Expanding clinical research is particularly important given that the U.S. Drug Enforcement Agency enacted new guidelines in 2016 allowing for broader medical research. Despite receiving more than two dozen federal grow applications for clinical purposes, the Justice Department hasn’t yet OK’d a single one.
No, Sessions hasn’t exactly changed his tune on cannabis
Admittedly, Sessions’ commentary is a shock, given his seemingly diehard opposition to marijuana and its state-level expansion. But suggesting that marijuana may have benefits isn’t the same thing as supporting the industry or clinical research. At no point in Sessions’ dialogue did he commit to a specific time frame when the Justice Department would OK the licensing of additional grow facilities to be used for medical research.
Sessions also was noncommittal about respecting the rights of states when it comes to cannabis, which is something President Trump has recently advocated for. When questioned by Sen. Lisa Murkowski (R-AK) about whether or not the attorney general would oppose federal cannabis reforms, Sessions replied, “I can’t make a commitment about what position we would take at this time, until we know what’s exactly involved.”
Sessions did note that marijuana isn’t a priority of the Justice Department. That honor goes to fentanyl, heroin, cocaine, and methamphetamine. But the attorney general said that if marijuana cases “are a big deal and illegal acting, and violating federal law, our agents may work that case.”
In other words, Sessions, while perhaps being a bit more conciliatory than normal when it comes to marijuana, still is quite skeptical about the drug and the industry.
Will cannabis ever be legal in the U.S.?
The big question is: Will marijuana ever be legal in the United States? The answer will likely depend on the makeup of Congress.
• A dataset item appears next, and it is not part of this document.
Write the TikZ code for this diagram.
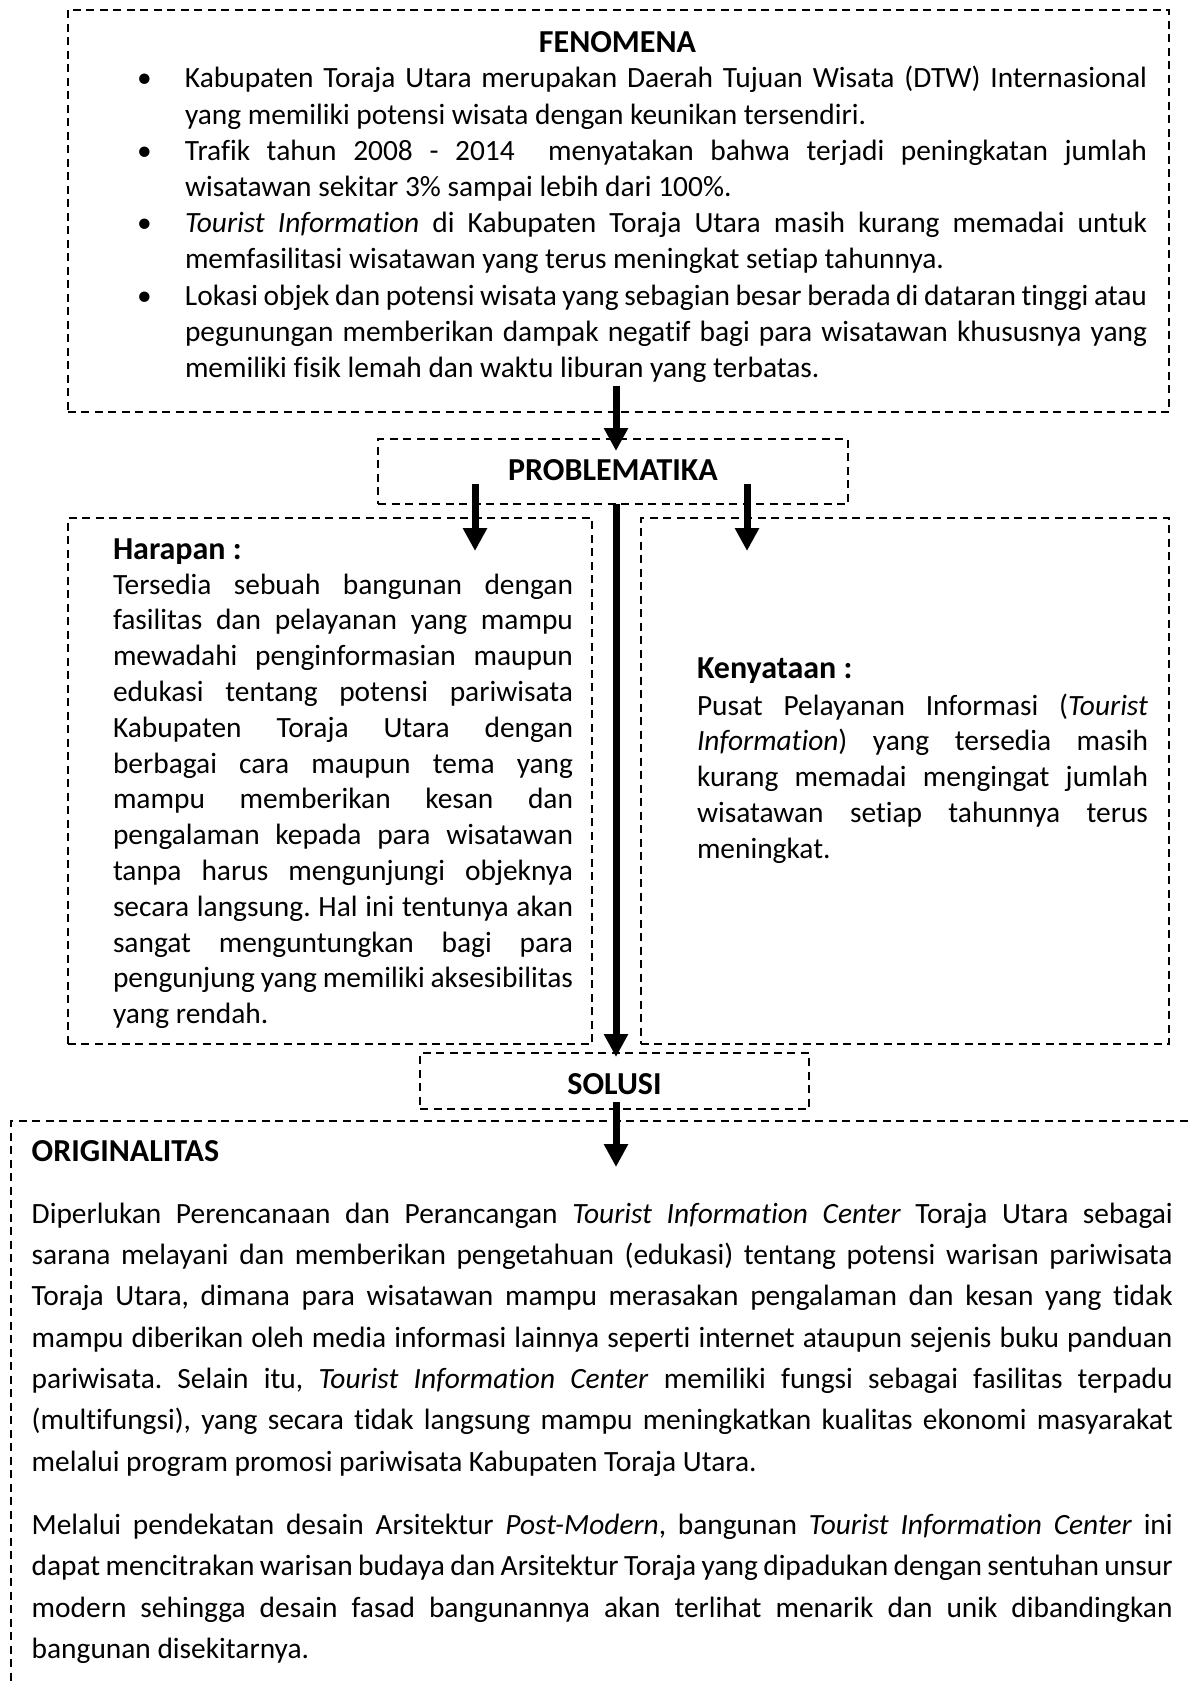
\documentclass[tikz,border=0pt]{standalone}
\usepackage{fontspec}
\setmainfont{Carlito}[Ligatures={NoCommon}]
\usetikzlibrary{arrows.meta,calc}
\hyphenpenalty=10000
\exhyphenpenalty=10000
\tolerance=9999
\emergencystretch=2em
\frenchspacing
\tikzset{
  dbox/.style={draw, line width=1pt, dash pattern=on 4pt off 2.75pt, rectangle, inner sep=0pt, outer sep=0pt},
  arr/.style={line width=3.5pt, -{Triangle[length=11.5pt,width=11.5pt]}},
  head/.style={inner sep=0pt, outer sep=0pt, font=\fontsize{16pt}{19pt}\selectfont\bfseries},
  bodytext/.style={inner sep=0pt, outer sep=0pt, anchor=base west, align=justify},
  bsize/.style={font=\fontsize{14.7pt}{#1}\selectfont\frenchspacing},
}
\begin{document}
\begin{tikzpicture}[x=0.5pt,y=-0.5pt]
\useasboundingbox (0,0) rectangle (1192,1686);
\clip (0,0) rectangle (1192,1686);

% axes for the arrows
\coordinate (cx) at (616,0);
\coordinate (lx) at (475,0);
\coordinate (rx) at (747,0);

% ---------------- FENOMENA ----------------
\node[dbox, minimum width=550.75pt, minimum height=201pt] (fen) at (618.25,211) {};
\node[head, anchor=base] (fenT) at (617.5,53) {FENOMENA};
\node[bodytext, bsize=18.1pt, text width=505pt] (fenB) at (137,88) {%
\hangindent=24pt\hangafter=1\makebox[24pt][l]{\textbullet}Kabupaten Toraja Utara merupakan Daerah Tujuan Wisata (DTW) Internasional\linebreak yang memiliki potensi wisata dengan keunikan tersendiri.\par
\hangindent=24pt\hangafter=1\makebox[24pt][l]{\textbullet}Trafik tahun 2008 - 2014 \ menyatakan bahwa terjadi peningkatan jumlah\linebreak wisatawan sekitar 3\% sampai lebih dari 100\%.\par
\hangindent=24pt\hangafter=1\makebox[24pt][l]{\textbullet}\textit{Tourist Information} di Kabupaten Toraja Utara masih kurang memadai untuk\linebreak memfasilitasi wisatawan yang terus meningkat setiap tahunnya.\par
\hangindent=24pt\hangafter=1\makebox[24pt][l]{\textbullet}Lokasi objek dan potensi wisata yang sebagian besar berada di dataran tinggi atau\linebreak pegunungan memberikan dampak negatif bagi para wisatawan khususnya yang\linebreak memiliki fisik lemah dan waktu liburan yang terbatas.\par};

% ---------------- PROBLEMATIKA ----------------
\node[dbox, head, minimum width=235pt, minimum height=32.5pt, text height=8.5pt, text depth=0pt] (prob) at (613,471.5) {PROBLEMATIKA};

% ---------------- HARAPAN ----------------
\node[dbox, minimum width=262.25pt, minimum height=263pt] (har) at (329.75,781) {};
\node[head, anchor=base west] (harT) at (113,559) {Harapan :};
\node[bodytext, bsize=17.9pt, text width=230pt] (harB) at (113,594) {%
Tersedia sebuah bangunan dengan\linebreak
fasilitas dan pelayanan yang mampu\linebreak
mewadahi penginformasian maupun\linebreak
edukasi tentang potensi pariwisata\linebreak
Kabupaten Toraja Utara dengan\linebreak
berbagai cara maupun tema yang\linebreak
mampu memberikan kesan dan\linebreak
pengalaman kepada para wisatawan\linebreak
tanpa harus mengunjungi objeknya\linebreak
secara langsung. Hal ini tentunya akan\linebreak
sangat menguntungkan bagi para\linebreak
pengunjung yang memiliki aksesibilitas\linebreak
yang rendah.};

% ---------------- KENYATAAN ----------------
\node[dbox, minimum width=264.25pt, minimum height=263pt] (ken) at (904.75,781) {};
\node[head, anchor=base west] (kenT) at (697,678) {Kenyataan :};
\node[bodytext, bsize=17.9pt, text width=225.5pt] (kenB) at (697,715) {%
Pusat Pelayanan Informasi (\textit{Tourist}\linebreak
\textit{Information}) yang tersedia masih\linebreak
kurang memadai mengingat jumlah\linebreak
wisatawan setiap tahunnya terus\linebreak
meningkat.};

% ---------------- SOLUSI ----------------
\node[dbox, head, minimum width=194.5pt, minimum height=28pt, text height=13pt, text depth=0pt] (sol) at (614.5,1081) {SOLUSI};

% ---------------- ORIGINALITAS ----------------
\node[dbox, minimum width=619.5pt, minimum height=314.5pt] (ori) at (630.5,1435.5) {};
\node[head, anchor=base west] (oriT) at (31.7,1161.7) {ORIGINALITAS};
\node[bodytext, bsize=20.65pt, text width=570.5pt] (oriB) at (31.7,1223.3) {%
Diperlukan Perencanaan dan Perancangan \textit{Tourist Information Center} Toraja Utara sebagai\linebreak
sarana melayani dan memberikan pengetahuan (edukasi) tentang potensi warisan pariwisata\linebreak
Toraja Utara, dimana para wisatawan mampu merasakan pengalaman dan kesan yang tidak\linebreak
mampu diberikan oleh media informasi lainnya seperti internet ataupun sejenis buku panduan\linebreak
pariwisata. Selain itu, \textit{Tourist Information Center} memiliki fungsi sebagai fasilitas terpadu\linebreak
(multifungsi), yang secara tidak langsung mampu meningkatkan kualitas ekonomi masyarakat\linebreak
melalui program promosi pariwisata Kabupaten Toraja Utara.\par\vspace{11pt}
Melalui pendekatan desain Arsitektur \textit{Post-Modern}, bangunan \textit{Tourist Information Center} ini\linebreak
dapat mencitrakan warisan budaya dan Arsitektur Toraja yang dipadukan dengan sentuhan unsur\linebreak
modern sehingga desain fasad bangunannya akan terlihat menarik dan unik dibandingkan\linebreak
bangunan disekitarnya.};

% ---------------- ARROWS ----------------
\draw[arr] ($(fen.south -| cx)+(0,-26)$) -- ($(prob.north -| cx)+(0,12)$);
\draw[arr] (prob.south -| cx) -- ($(sol.north -| cx)+(0,4)$);
\draw[arr] ($(prob.south -| lx)+(0,-20)$) -- ($(har.north -| lx)+(0,33)$);
\draw[arr] ($(prob.south -| rx)+(0,-20)$) -- ($(ken.north -| rx)+(0,33)$);
\draw[arr] ($(sol.south -| cx)+(0,-7)$) -- ($(ori.north -| cx)+(0,46)$);
\end{tikzpicture}
\end{document}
Historically, Republicans tend to have a less favorable view of marijuana than Democrats and Independents. Given that the GOP controls the House and Senate until at least Jan. 2019, when the new Congress will take shape following midterm elections, changes to marijuana’s scheduling look very unlikely.
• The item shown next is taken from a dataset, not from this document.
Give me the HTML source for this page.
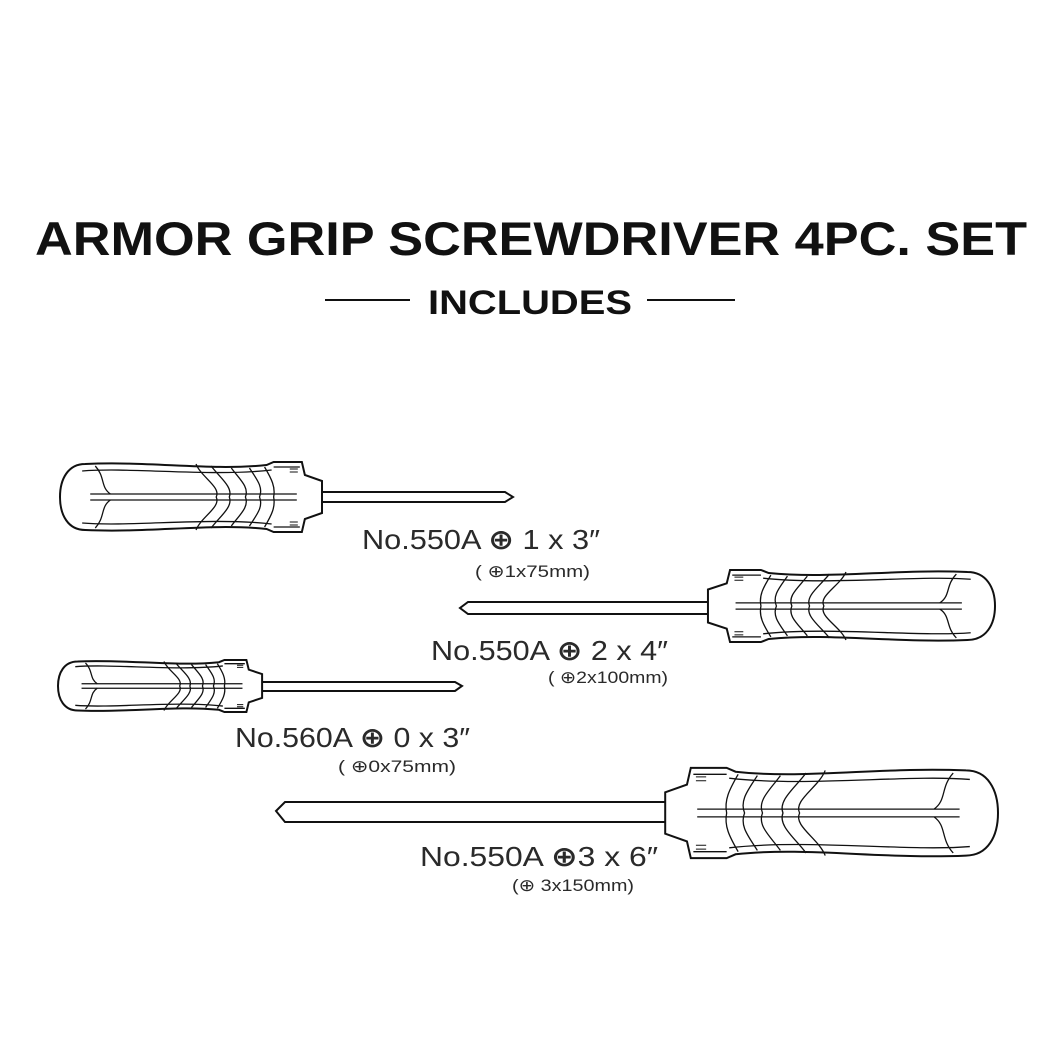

Beyond 2019, though, there’s the possibility of change. If more Democrats are voted into Congress during midterm elections, or support for cannabis hits a tipping point whereby politicians have no choice but to support legalization or lose their elected seat in Washington, then it would be possible to see meaningful change at the federal level.
But should U.S. investors be betting on such change? I don’t think so. As long as Trump is president and Sessions is the attorney general, the prospect for altering marijuana’s scheduling is muted. Those investors looking to get their feet wet in the cannabis industry likely would do far better by considering Canadian growers and ancillary businesses rather than dabbling in the murky U.S. pot industry.